What is the difference between a Routed and a Relayed Session? What is the difference between a Routed and a Relayed Session?

What is the difference between a Routed and a Relayed Session?

Maria Scieranska

Question

What are the differences between the types of sessions you can create with the Vonage Video API?

Applies To

  • Vonage Video API
  • Relayed Sessions
  • Routed Sessions
  • Media Streams

Answer

You can create two types of Vonage Video API sessions: Relayed, which are peer-to-peer, and Routed, which go through Vonage's media server.

Though there are only two types of sessions, there are three different ways that media streams can be sent:

  1. Relayed (Peer-to-Peer) sessions in which the audio and video streams are sent between the users directly.
  2. Relayed (Peer-to-Peer) sessions in which the audio and video streams are sent through Vonage's Relay Servers due to an inability to connect directly to their peer. This happens because one or both the users are located behind a firewall.
  3. Routed sessions are explicitly routed through Vonage's Media Servers.
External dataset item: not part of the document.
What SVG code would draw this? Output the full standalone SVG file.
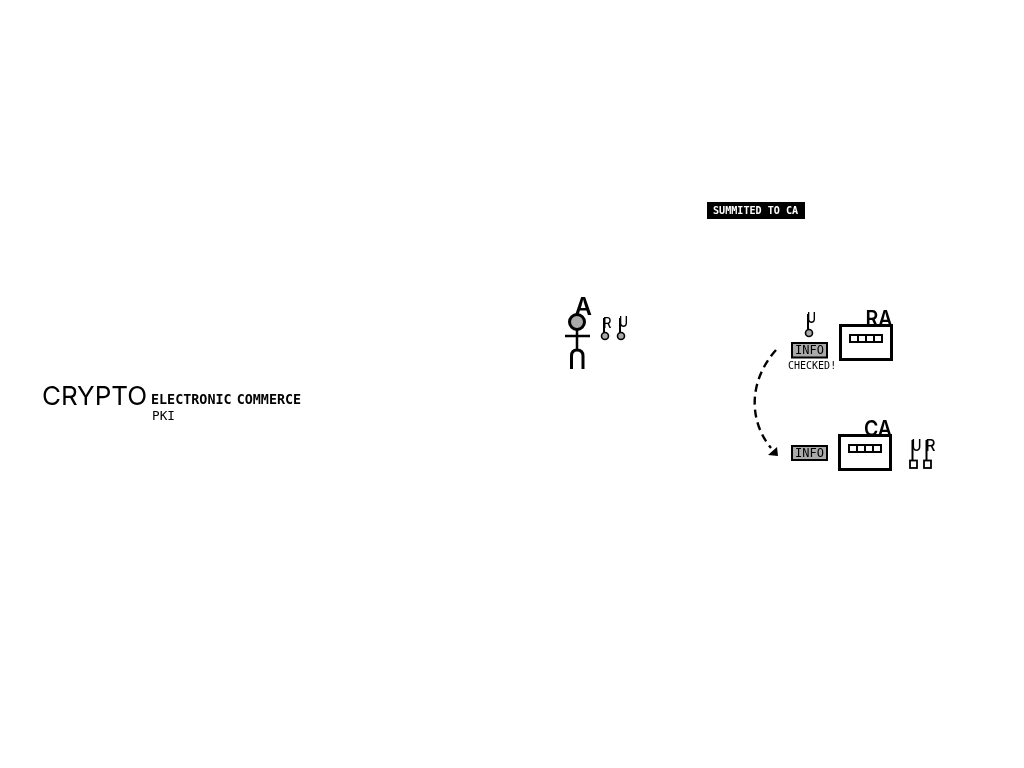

This provides a number of features such as archiving, reduced upload bandwidth in group calls, and Audio-Only Fallback.

Advantages and Limitations of Each Media Stream

Relayed Sessions

Advantages

  • Relayed sessions are ideal for 1:1 calls and provide the best performance in these cases.
  • A Relayed session offers the benefit of reduced latency. By having end users directly connect to each other, there are fewer network hops.

Limitations

  • Relayed sessions are not recommended for multi-party calls due to increased network usage in these scenarios.
  • The downside of using a Relayed stream is that you will not be able to take advantage of various rich features that Vonage's Media Servers provide such as archiving, Audio-Only Fallback, as well as reducing upload bandwidth for group calls.

Routed Sessions

Advantages

  • Reduced upload bandwidth - If a publisher is streaming to multiple subscribers (multi-party), they send just one stream to the Media Server. The Media Server replicates the stream and sends it to all subscribers. This reduces publisher upload bandwidth usage.
  • Archiving - Archiving is possible only if a session is routed because it is the Media Server that records the stream. Relayed (peer-to-peer) sessions cannot be archived.
  • Audio-Only Fallback - If the Media Server detects that there are bandwidth limitations on a Subscriber's network, then it automatically switches the subscriber to an Audio-Only mode.

Limitations

  • The only small drawback of using a Routed stream is that there might be some limted latency added versus connecting directly to a peer. In most cases, however, the latency difference will be negligible and it shouldn't be noticeable for video chat scenarios. In certain low-bandwidth situations it can be a factor but this is offset by additional features such as Audio-Only Fallback (described above) that actually help keep users connected and streaming in low bandwidth scenarios.